As for recovery times, there is a mismatch between senior executives’ expectations and reality. The expectation at around two-thirds of organisations that a data outage that lasts more than five days is intolerable, but only one-fifth managed to recover in less than a week.

The 2021 report found 71 percent recovered in four weeks or less, but that fell to 46 percent in 2022 and 42 percent in 2023.

Furthermore, only 40 percent of organisations managed to recover all their data, down from 47 percent in the previous year, Hatchuel pointed out.

Worryingly, one percent of respondents said they were unable to recover any of their data after an attack.

The report also noted that “blended” storage is the default, with 62 percent of organisations having multi-cloud or hybrid cloud environments, and this is presenting challenges for data management and protection.

Organisations need to accept that they probably will be breached at some stage: “it shouldn’t be like that, but it is,” he warned.

Backup is “the last line of defence in any attack,” so “it has to look different than it did five years ago” because “the brightest minds” are working on both sides of this battle and ongoing improvements are needed.

Part of the problem is that attackers are increasingly targeting primary, secondary and archive data simultaneously.
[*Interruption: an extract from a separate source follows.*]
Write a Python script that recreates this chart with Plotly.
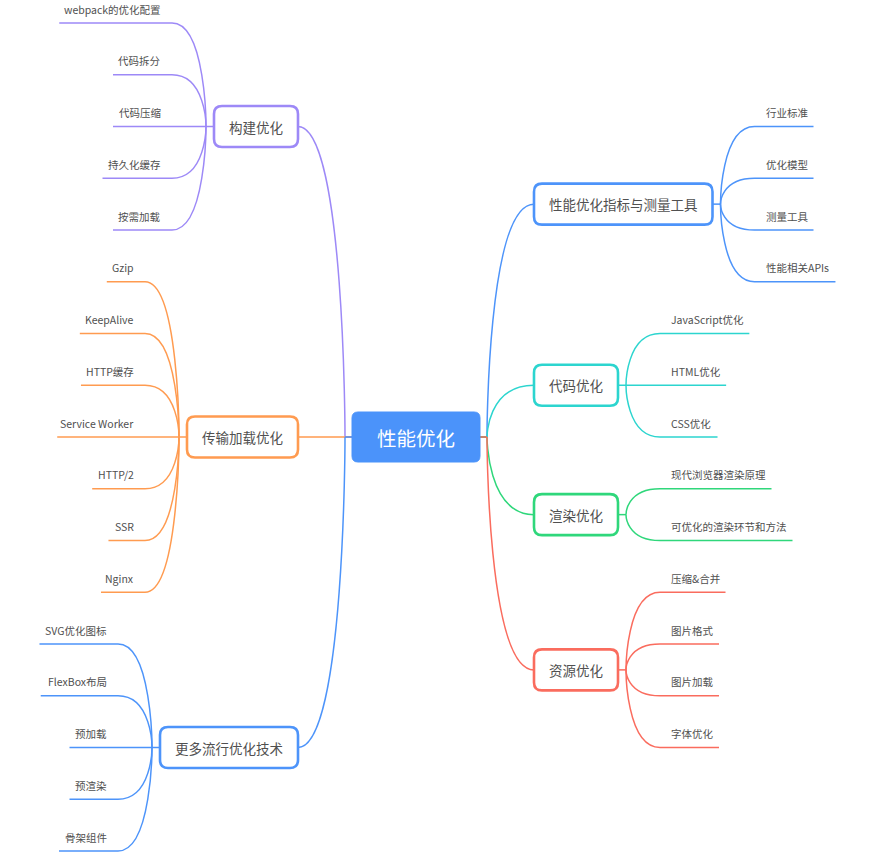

This was the case for five percent of respondents in the 2022 report, but that leaped to 22 percent in 2023.

Commvault is the only company with deception technology built into its products, Hatchuel said. The idea is to “bait and deceive bad actors” by presenting them with fake but attractive documents and servers to keep them occupied, giving IT staff an opportunity to detect and block the attack.

“That’s how it looks different [to other products],” he said.

The report was prepared for Commvault by Tech Research Asia, and was based on a survey of 376 companies with more than 100 employees in Australia and 50 employees in New Zealand.

A link to ANZ Market Analysis: The State of Data Readiness, 3rd edition will be added here once the report is available to the public.